In the end, however, it was Bellamy's day, as expected, and when he was substituted, after 87 minutes, it was to allow a standing ovation. The Cardiff manager, Dave Jones, said: "He deserved that applause, and it was why I brought him off."

Cardiff fans sing an old Rhondda Valley mining song that goes: "I'll be there, with my little pick and shovel I'll be there", and while there were no industrial implements on show, they were there all right, filling their smart, 12-months old stadium to its capacity for the homecoming of the local boy made good.

The euphoria surrounding the move in these parts has been such that it would have been no surprise had Bellamy made his entrance walking across the Taff. They projected his giant image on to the walls of Cardiff Castle on Friday night, and Wales's national newspaper, the Western Mail, welcomed him on their front page, as "Wales's greatest ever transfer coup".

Bellamy deserves to be judged on what he achieves, not set against the success of others, but there is one reservation. Cardiff are £30m in debt and pulled off their coup while still owing transfer money to an impoverished club much in need of the cash. They are manipulating the system, to the chagrin of their creditors, by signing players on loan. Apart from Bellamy, they have borrowed Jason Koumas from Wigan, Seyi Olofinjana (Hull) and Daniel Drinkwater (Manchester United) at a time when the wages they are paying them should really have gone to Motherwell, as final settlement for Paul Quinn. The Football League were right to demand full details, before agreeing to approve Bellamy's registration.

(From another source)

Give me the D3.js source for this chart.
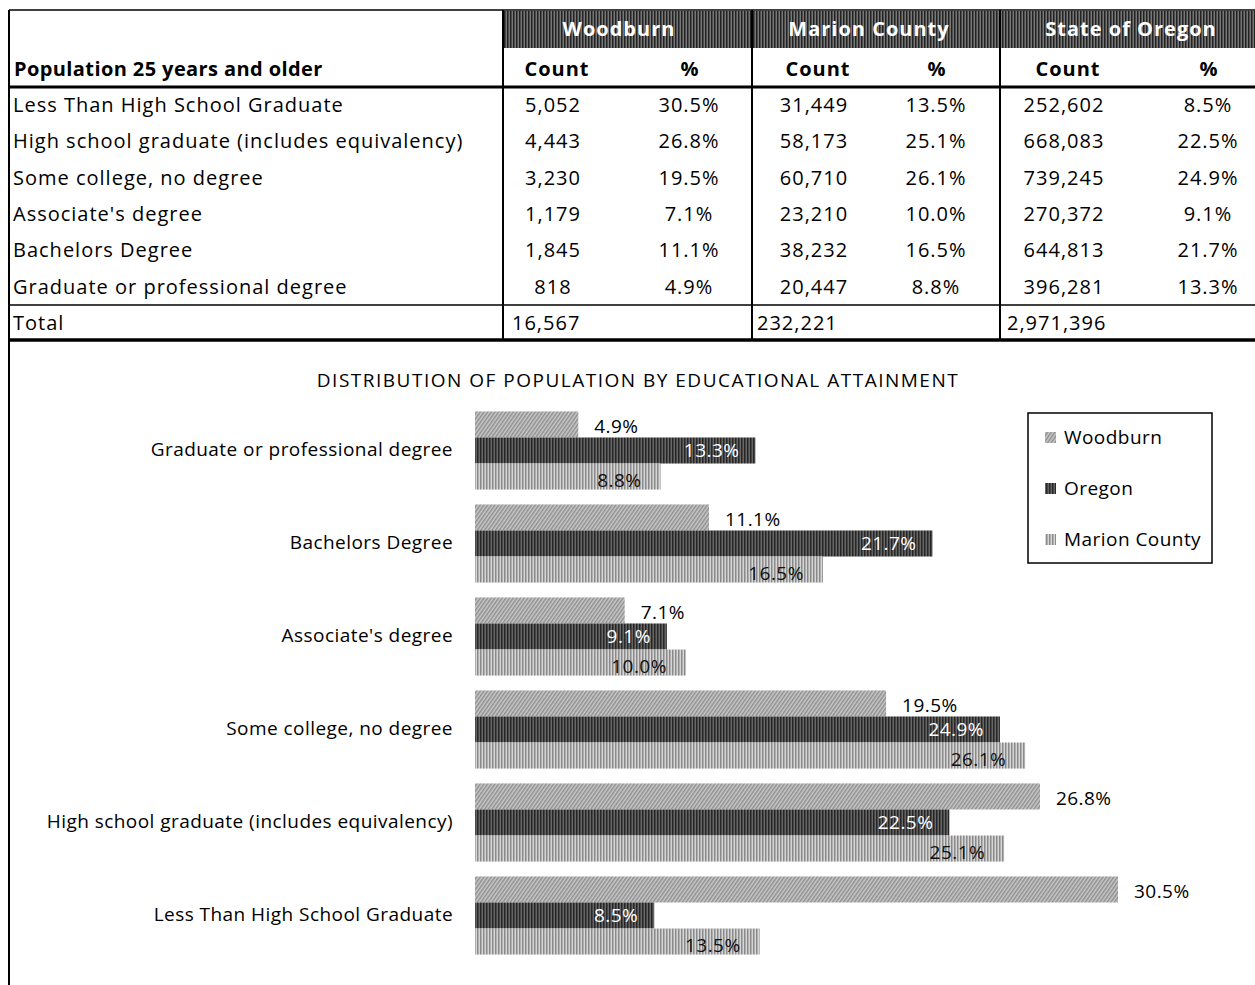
<!DOCTYPE html>
<html lang="en">
<head>
<meta charset="utf-8"/>
<title>Educational attainment</title>
<script src="https://d3js.org/d3.v7.min.js"></script>
<style>
  body { margin: 0; background: #fff; }
  svg { font-family: "Open Sans", "Noto Sans", sans-serif; }
  .line { stroke: #000; }
  .tb { font-size: 20px; letter-spacing: 1px; }
  .ch { font-size: 19px; letter-spacing: 0.45px; }
</style>
</head>
<body>
<svg id="chart" width="1255" height="985"></svg>
<script>
// table data
var rowLabels = ["Less Than High School Graduate", "High school graduate (includes equivalency)",
  "Some college, no degree", "Associate's degree", "Bachelors Degree", "Graduate or professional degree"];
var places = ["Woodburn", "Marion County", "State of Oregon"];
var woodburnCount = [5052, 4443, 3230, 1179, 1845, 818];
var woodburnPct = [30.5, 26.8, 19.5, 7.1, 11.1, 4.9];
var marionCount = [31449, 58173, 60710, 23210, 38232, 20447];
var marionPct = [13.5, 25.1, 26.1, 10.0, 16.5, 8.8];
var oregonCount = [252602, 668083, 739245, 270372, 644813, 396281];
var oregonPct = [8.5, 22.5, 24.9, 9.1, 21.7, 13.3];
var totals = [16567, 232221, 2971396];

// chart data (top to bottom)
var chartCats = rowLabels.slice().reverse();
var seriesNames = ["Woodburn", "Oregon", "Marion County"];

var svg = d3.select("#chart");
var defs = svg.append("defs");

// patterns
function stripes(id, bg, fg, w, period, angle) {
  var p = defs.append("pattern").attr("id", id)
    .attr("patternUnits", "userSpaceOnUse")
    .attr("width", period).attr("height", period)
    .attr("patternTransform", "rotate(" + angle + ")");
  p.append("rect").attr("width", period).attr("height", period).attr("fill", bg);
  p.append("rect").attr("width", w).attr("height", period).attr("fill", fg);
}
stripes("pWood", "#cacaca", "#8e8e8e", 1.5, 3, 35);
stripes("pOre", "#666", "#262626", 1.5, 3, 0);
stripes("pMar", "#d6d6d6", "#8a8a8a", 1.5, 3, 0);
stripes("pHead", "#777", "#222", 1.5, 3, 0);

var colors = { "Woodburn": "url(#pWood)", "Oregon": "url(#pOre)", "Marion County": "url(#pMar)" };

// ---- TABLE ----
var colEdges = [9, 503, 752, 1000, 1255];
var headX = [619, 869, 1131];
var countX = [553, 814, 1064];
var pctX = [689, 936, 1208];
var totalX = [512, 757, 1007];
var rowY = d3.scaleLinear().domain([0, 6]).range([105, 323]);

var tbl = svg.append("g");

// group header band
tbl.selectAll("rect.head").data(places).enter().append("rect")
  .attr("x", function(d, i) { return colEdges[i + 1]; })
  .attr("y", 11)
  .attr("width", function(d, i) { return colEdges[i + 2] - colEdges[i + 1]; })
  .attr("height", 37)
  .attr("fill", "url(#pHead)");

tbl.selectAll("text.head").data(places).enter().append("text")
  .attr("class", "tb")
  .attr("x", function(d, i) { return headX[i]; })
  .attr("y", 36)
  .attr("text-anchor", "middle")
  .attr("font-weight", "bold")
  .attr("fill", "#fff")
  .text(function(d) { return d; });

tbl.append("text").attr("class", "tb").attr("x", 14).attr("y", 76)
  .attr("font-weight", "bold").style("letter-spacing", "0.4px")
  .text("Population 25 years and older");

places.forEach(function(p, i) {
  tbl.append("text").attr("class", "tb").attr("x", countX[i] + 4).attr("y", 76).attr("text-anchor", "middle")
    .attr("font-weight", "bold").text("Count");
  tbl.append("text").attr("class", "tb").attr("x", pctX[i] + 1).attr("y", 76).attr("text-anchor", "middle")
    .attr("font-weight", "bold").text("%");
});

var fmtCount = d3.format(",");
var fmtPct = function(v) { return d3.format(".1f")(v) + "%"; };
var counts = [woodburnCount, marionCount, oregonCount];
var pcts = [woodburnPct, marionPct, oregonPct];

rowLabels.forEach(function(lab, r) {
  var y = rowY(r) + 7;
  tbl.append("text").attr("class", "tb").attr("x", 13).attr("y", y).text(lab);
  for (var i = 0; i < 3; i++) {
    tbl.append("text").attr("class", "tb").attr("x", countX[i]).attr("y", y).attr("text-anchor", "middle")
      .text(fmtCount(counts[i][r]));
    tbl.append("text").attr("class", "tb").attr("x", pctX[i]).attr("y", y).attr("text-anchor", "middle")
      .text(fmtPct(pcts[i][r]));
  }
});
tbl.append("text").attr("class", "tb").attr("x", 13).attr("y", rowY(6) + 7).text("Total");
totals.forEach(function(t, i) {
  tbl.append("text").attr("class", "tb").attr("x", totalX[i]).attr("y", rowY(6) + 7).text(fmtCount(t));
});

// table rules
function hline(y, w) {
  tbl.append("line").attr("class", "line").attr("x1", 9).attr("x2", 1255)
    .attr("y1", y).attr("y2", y).attr("stroke-width", w);
}
hline(10, 1.5);
hline(87, 3);
hline(305, 1.5);
hline(340, 3.5);
colEdges.slice(1, 4).forEach(function(x) {
  tbl.append("line").attr("class", "line").attr("x1", x).attr("x2", x)
    .attr("y1", 10).attr("y2", 340).attr("stroke-width", 2);
});
svg.append("line").attr("class", "line").attr("x1", 9).attr("x2", 9)
  .attr("y1", 10).attr("y2", 985).attr("stroke-width", 2);

// ---- BAR CHART ----
svg.append("text").attr("x", 638).attr("y", 387).attr("text-anchor", "middle")
  .attr("font-size", 19).attr("letter-spacing", "1.5px")
  .text("DISTRIBUTION OF POPULATION BY EDUCATIONAL  ATTAINMENT");

var x0 = 475;
var x = d3.scaleLinear().domain([0, 30.5]).range([x0, 1118]);
var y = d3.scaleBand().domain(chartCats).range([404, 962]).paddingInner(0.16).paddingOuter(0.08);
var ySub = d3.scaleBand().domain(seriesNames).range([0, y.bandwidth()]);

var chartVals = {
  "Woodburn": woodburnPct.slice().reverse(),
  "Oregon": oregonPct.slice().reverse(),
  "Marion County": marionPct.slice().reverse()
};

var cats = svg.append("g").selectAll("g").data(chartCats).enter().append("g")
  .attr("transform", function(d) { return "translate(0," + y(d) + ")"; });

cats.append("text").attr("class", "ch")
  .attr("x", 453).attr("y", y.bandwidth() / 2 + 6)
  .attr("text-anchor", "end")
  .text(function(d) { return d; });

seriesNames.forEach(function(s) {
  cats.append("rect")
    .attr("x", x0)
    .attr("y", ySub(s))
    .attr("width", function(d, i) { return x(chartVals[s][i]) - x0; })
    .attr("height", ySub.bandwidth())
    .attr("fill", colors[s]);

  var lbl = cats.append("text").attr("class", "ch")
    .text(function(d, i) { return fmtPct(chartVals[s][i]); });
  if (s === "Woodburn") {
    lbl.attr("x", function(d, i) { return x(chartVals[s][i]) + 16; })
      .attr("y", ySub(s) + ySub.bandwidth() / 2 + 9);
  } else if (s === "Oregon") {
    lbl.attr("x", function(d, i) { return x(chartVals[s][i]) - 16; })
      .attr("y", ySub(s) + ySub.bandwidth() / 2 + 7)
      .attr("text-anchor", "end").attr("fill", "#fff");
  } else {
    lbl.attr("x", function(d, i) { return x(chartVals[s][i]) - 19; })
      .attr("y", ySub(s) + ySub.bandwidth() / 2 + 10)
      .attr("text-anchor", "end").attr("fill", "#111");
  }
});

// legend
var lg = svg.append("g").attr("transform", "translate(1028,413)");
lg.append("rect").attr("width", 184).attr("height", 150)
  .attr("fill", "#fff").attr("stroke", "#000").attr("stroke-width", 1.5);
var li = lg.selectAll("g").data(seriesNames).enter().append("g")
  .attr("transform", function(d, i) { return "translate(0," + (25 + i * 51) + ")"; });
li.append("rect").attr("x", 17).attr("y", -6).attr("width", 11).attr("height", 11)
  .attr("fill", function(d) { return colors[d]; });
li.append("text").attr("class", "ch").attr("x", 36).attr("y", 6).text(function(d) { return d; });
</script>
</body>
</html>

Fans of the Bluebirds are not interested in any of that. Devastated by their team's defeat by Blackpool in the play-off final, they were in need of a lift, and can have imagined none bigger than this. Gwyn Davies, co-founder of the supporters' group the Valley Rams, said: "I'd rather have Bellamy than Rooney or Drogba. It's the right man coming home at just the right time." In those terms, it has echoes of Kevin Keegan joining Newcastle as a player when they were in the old Second Division, in 1982. Special K's 27 goals fired them to promotion in 1984. Bellamy will be expected to do likewise even quicker, and he is off and running.

With his latest acquisition, Jones has a plethora of attacking talent and it was going to be interesting to see how he could squeeze Bellamy, Michael Chopra, Bothroyd, Burke, Koumas, Ross McCormack, and Peter Whittingham into the 4-4-2 formation he has always favoured. Whittingham, Chopra, Bothroyd and Burke scored 56 goals between them in the Championship last season, but something, or someone, had to give. The ones to miss out from the original 11 were Burke, Koumas and McCormack, all of whom started on the bench, with Bellamy operating on the left side of a four-man midfield.

Cardiff began nervously, none more so than their new captain, and Doncaster, who enjoy a deserved reputation as one of the best passing teams in the division, had much the better of the first half hour. The script was in danger of being torn up completely when Chopra, injured early by what looked suspiciously like an over-the-top tackle by Adam Lockwood, had to limp off after 32 minutes. Welsh spirits took a downward turn with the departure of the striker who scored twice in the play-off final, but the consequent change turned the match in their favour.

The replacement, Burke, can rarely have played better than he did here. As pacy as Bellamy but more direct, he was instantly a major threat on the right flank in the new 4-3-3 deployment. That said, it was Bellamy who set up the first goal to settle Cardiff's nerves, playing in Bothroyd, who took advantage of a mistake by Wayne Thomas, turning and shooting into Sullivan's left-hand corner.

Burke might have doubled the margin before his cross from the byline enabled Bothroyd to do so with a firm nod of his increasingly productive forehead. Enter the man of the moment again. Midway through the second half, Bellamy's long clearance from the left-back position fell obligingly for Burke, who sprinted away before scoring with the sort of rising drive that brooks no argument. "Three-nil to the sheep-shaggers" chorused the ecstatic home fans, whose mood soared to new heights when Lockwood's foul on Bothroyd provided Bellamy with the goal he craved.